Although the Kampala-Entebbe expressway is almost complete at 90 per cent, many drivers do not follow the rules governing the use of this road, Henry Mulindwa explains.
In June 2018, part of Uganda’s first expressway Kampala-Entebbe expressway was opened to motorists.
The road commissioned by President Museveni after five years of its construction is arguably the most beautiful piece of Uganda’s growing stock of infrastructure.
Constructed by China Communications Construction Company (CCCC), the 51km expressway connects Entebbe International Airport to the Kampala northern bypass at Busega. It also connects to Munyonyo through Kajjansi.
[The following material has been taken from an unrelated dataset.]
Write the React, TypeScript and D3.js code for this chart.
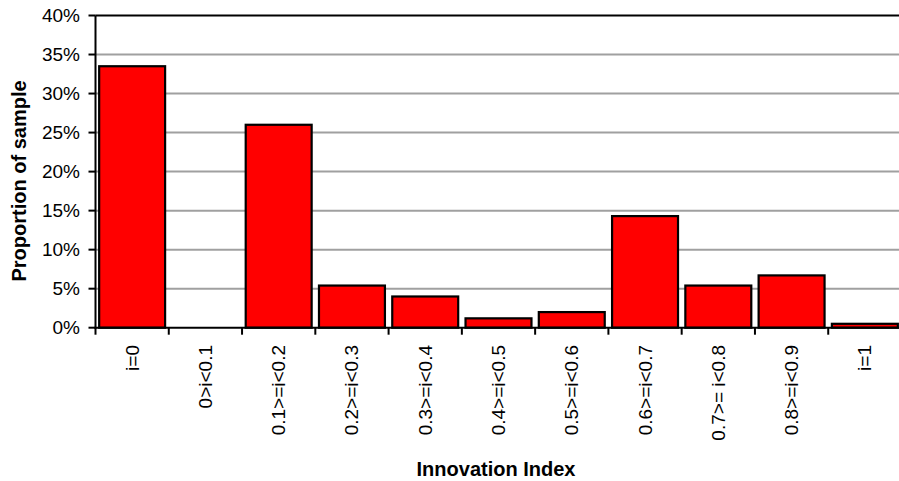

Part of its features are the four interchanges, bridges, including the Nambirigwa which is so far the longest bridge in East Africa.
However, since its opening to the public, numerous accidents have occurred on this road, with the latest involving the Entebbe Municipality Mayor Vincent Kayanja.
The accident, according to Mr Kayanja, occurred after a tyre burst, which resulted into the vehicle overturning more than three times towards Kajjansi-junction along the expressway.
According to the police, the accident was caused by reckless driving and overloading which caused tyre burst.
“From our investigations, the cause of this accident was over speeding,” police deputy spokesperson Patrick Onyango said.
During a media tour of the facility, Mr Patrick Ssenteza, an engineer at China Communications Construction Company, the company in charge of constructing this road, revealed that over speeding and reckless driving contributes to many accidents on this road.
Despite being a road for speedy cars, Mr Ssenteza says there are some sections where motorists are required to reduce on the speed but they ignore them.
“The increased cases of accidents on this road are attributed to the failure by motorists to read and respect the signposts and road markings. The road users should know that the road is well marked with all the necessary signages, so any driver should follow the road signs because they are very clear. Anybody following them properly will not have any problem in using the expressway,” he said.
Many drivers do not follow the rules governing the use of this road.
“They don’t read signposts and many accidents have been caused because of people not following the signposts and road markings.”
Mr Senteza said the signposts on this road are very clear as they were designed according to international standards.
But people ignore them. Most road signs are placed at a distance of 2km before any road junction or any other feature, which can be a challenge to the drivers.
“While on this road, please follow the road signs because they even indicate the speed you have to drive in some sections, where you are heading and even when you want to exit, there are signs to show,” he said.
“Where the road starts from, there is a warning that pedestrians and motorcycles are not allowed but still you find them in some sections of the road. The road has four lanes and each has its own speed limit. But you find someone driving at a slow speed is in a lane for fast driving,” he added.
The way many people learn how to drive in Uganda, according to Mr Senteza, is not systematic as many ignore going to driving schools to be equipped with all the necessary driving skills.
Although the road is almost complete at 90 per cent, Mr Senteza expressed concern over the rampant vandalism and theft of road infrastructure such as metals, signposts and pipes, among others.
“Road infrastructure have been stolen by unpatriotic people. They have vandalised the chain links on the fences and that’s why you find pedestrians, animals are able to access the road yet it is very dangerous since it is a high speed road; a gateway to the airport where travellers are not supposed to be interfered in any way,” he adds.
However, in order to curb the vice, Uganda National Roads Authority (UNRA) with the help of the police, deployed mobile police patrols to deal with any wrong doing along the way.
There were also incidents of highway theft but due to those patrols, those incidents are no more.
Mr Xiong Pai Liong, the deputy project manager, said so far, 90 per cent of the project works have been completed. The construction company will, according to Mr Liong, handover the four carriage road to UNRA in July.
He attributed the delay of the project to compensation issues which were as a result of different family wrangles as some were not agreeing on the right persons entitled to get compensation.
Toll fee charges
After its completion, Ugandans who want to use the Kampala-Entebbe expressway will access it at a cost which is yet to be established as a way of servicing the loan.
Last month, Parliament passed the Roads Bill, which also includes the implementation of the toll fees on this road.
The bill provides for, among others, the prescription of tolls for toll roads that may be put in place by the Ministry of Works and Transport by a statutory instrument and in consultation with the Finance minister.
A toll prescribed under subsection 1 shall be a charge levied on a vehicle using a toll road for the purpose of recovering the cost of construction, operation, maintenance, and rehabilitation of the road.